In my own words and as simply as I can say it, Krishna Chaitanya/K.K. Nair’s summing up of the Bhagavad Gita is this:

We all have God dwelling within our Heart. We can realize that God not only dwells within us, but within everything. God is ALL!

Vasudevah Sarvam Iti

Each of us has the opportunity to align our consciousness with the God within, or we can reject this ‘partnership’ and go our own way. This is the intriguing and somewhat mysterious freedom that God has given mankind.

If we choose to align with the God-within us, something wonderful happens: This realization generates within us as individuals, a deeper sense of connection and communion with others. (Bh.G. VI.31) This is not the instinctual bond of clan or tribe, but this is the product of our own earned enlightenment. Our inner illumination that God pervades All and the Knowledge that we are One with the universe, moves us to identify our own ‘self’ with the world and all creatures.

Loka-Samgraham

This gives Karma Yoga a new meaning. Empowered by real Knowledge (Jnana Yoga), we now have the spontaneous and joyous impulse to venture forth and work for the well being of this world. We are free to act without entrapping our consciousness in the spider-like webs of the holographic matrix. Krishna does not assure us that we will succeed. We will in fact be met by the warp-and-weave of the acts others have already set into motion. But in the adamantine knowledge of the God-within us, we will act selflessly and without attachment to the results of our work to hold the world together. (Bh.G. III.25)

* * *

The future of our world appears grim at best. Those of you who are reading this are well aware of the condition of the environment and the changing weather patterns, which can only be a tragic reflection of the human heart. These days are dark and on the deepest level of our being, we all sense the world to be moving ineluctably towards some as yet unknown and terrible events. After years of studying the evidence in terms of the lies, the greed, and what can only be an utterly blind arrogance by those who are in power, I decided that my only recourse was to retire for a time and be alone to make a connection to ‘a greater power.’ It is my hope that this website will encourage you to do the same.

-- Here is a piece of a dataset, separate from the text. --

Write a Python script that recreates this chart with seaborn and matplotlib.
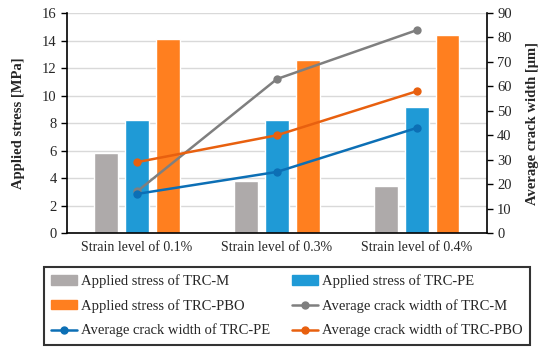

I would not say these have been easy years and yes, there were days when self-doubt or indolence overwhelmed me and I fell off my path. But as Krishna says, the happiness that springs from knowledge and the serenity of your inner spirit, at first seems like poison, but with perseverance becomes nectar, AMRTA, the elixir of Immortality (Bh.G. XVIII.37). This has been my experience.

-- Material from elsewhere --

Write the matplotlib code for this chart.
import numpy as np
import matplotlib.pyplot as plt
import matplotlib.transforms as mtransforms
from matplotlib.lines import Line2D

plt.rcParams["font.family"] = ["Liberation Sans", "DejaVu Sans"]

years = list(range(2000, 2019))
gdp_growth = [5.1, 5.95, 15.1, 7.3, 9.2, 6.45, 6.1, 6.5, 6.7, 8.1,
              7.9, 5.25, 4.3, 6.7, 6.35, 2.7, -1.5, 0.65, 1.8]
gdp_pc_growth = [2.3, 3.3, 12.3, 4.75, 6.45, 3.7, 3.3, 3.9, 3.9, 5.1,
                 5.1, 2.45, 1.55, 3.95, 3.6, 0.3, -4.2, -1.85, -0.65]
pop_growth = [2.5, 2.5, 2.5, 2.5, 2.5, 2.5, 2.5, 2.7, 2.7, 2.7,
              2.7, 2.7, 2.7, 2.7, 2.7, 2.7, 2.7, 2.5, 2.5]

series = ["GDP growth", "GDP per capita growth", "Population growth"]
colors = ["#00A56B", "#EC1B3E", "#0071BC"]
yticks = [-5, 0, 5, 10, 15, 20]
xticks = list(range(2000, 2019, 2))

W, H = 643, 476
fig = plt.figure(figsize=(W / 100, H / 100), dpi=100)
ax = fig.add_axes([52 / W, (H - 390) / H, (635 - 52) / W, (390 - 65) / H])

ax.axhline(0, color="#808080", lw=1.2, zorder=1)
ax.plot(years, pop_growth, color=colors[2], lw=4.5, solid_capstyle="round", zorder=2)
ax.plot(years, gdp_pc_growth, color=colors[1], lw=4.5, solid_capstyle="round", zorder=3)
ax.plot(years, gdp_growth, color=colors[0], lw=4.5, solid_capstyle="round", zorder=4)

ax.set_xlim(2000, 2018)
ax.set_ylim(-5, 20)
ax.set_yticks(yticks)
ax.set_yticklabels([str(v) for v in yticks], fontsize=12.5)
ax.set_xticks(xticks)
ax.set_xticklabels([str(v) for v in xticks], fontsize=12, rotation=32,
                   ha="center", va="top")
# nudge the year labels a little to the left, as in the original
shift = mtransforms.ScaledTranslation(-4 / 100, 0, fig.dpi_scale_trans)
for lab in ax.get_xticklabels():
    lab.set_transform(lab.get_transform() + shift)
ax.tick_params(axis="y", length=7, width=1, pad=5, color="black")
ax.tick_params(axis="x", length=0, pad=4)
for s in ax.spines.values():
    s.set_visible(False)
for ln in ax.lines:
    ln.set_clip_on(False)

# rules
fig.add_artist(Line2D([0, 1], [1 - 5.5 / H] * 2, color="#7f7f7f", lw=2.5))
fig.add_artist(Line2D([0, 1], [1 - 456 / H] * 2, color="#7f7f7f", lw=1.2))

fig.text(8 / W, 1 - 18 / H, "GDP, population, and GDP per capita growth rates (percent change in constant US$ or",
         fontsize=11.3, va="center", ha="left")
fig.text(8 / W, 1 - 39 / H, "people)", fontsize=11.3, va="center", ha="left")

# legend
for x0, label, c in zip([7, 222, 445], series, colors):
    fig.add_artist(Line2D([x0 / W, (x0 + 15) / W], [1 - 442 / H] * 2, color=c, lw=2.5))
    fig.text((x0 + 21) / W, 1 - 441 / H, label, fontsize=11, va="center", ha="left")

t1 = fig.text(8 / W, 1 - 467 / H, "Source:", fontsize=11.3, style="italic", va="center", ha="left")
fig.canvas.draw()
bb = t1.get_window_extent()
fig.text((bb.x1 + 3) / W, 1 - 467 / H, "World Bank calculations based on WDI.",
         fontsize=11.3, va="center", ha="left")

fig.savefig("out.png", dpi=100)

Out-of-control consumption is leading the Earth to her final days. Shallow pleasures are ephemeral and leave a bitter emptiness. Finding God within you lasts forever. Finding God within gives you the courage to work for the well-being of the world. I offer this study of the great Bhagavad Gita, the Song of God, in true humility in the hope that these words will open its resplendent doors to your heart.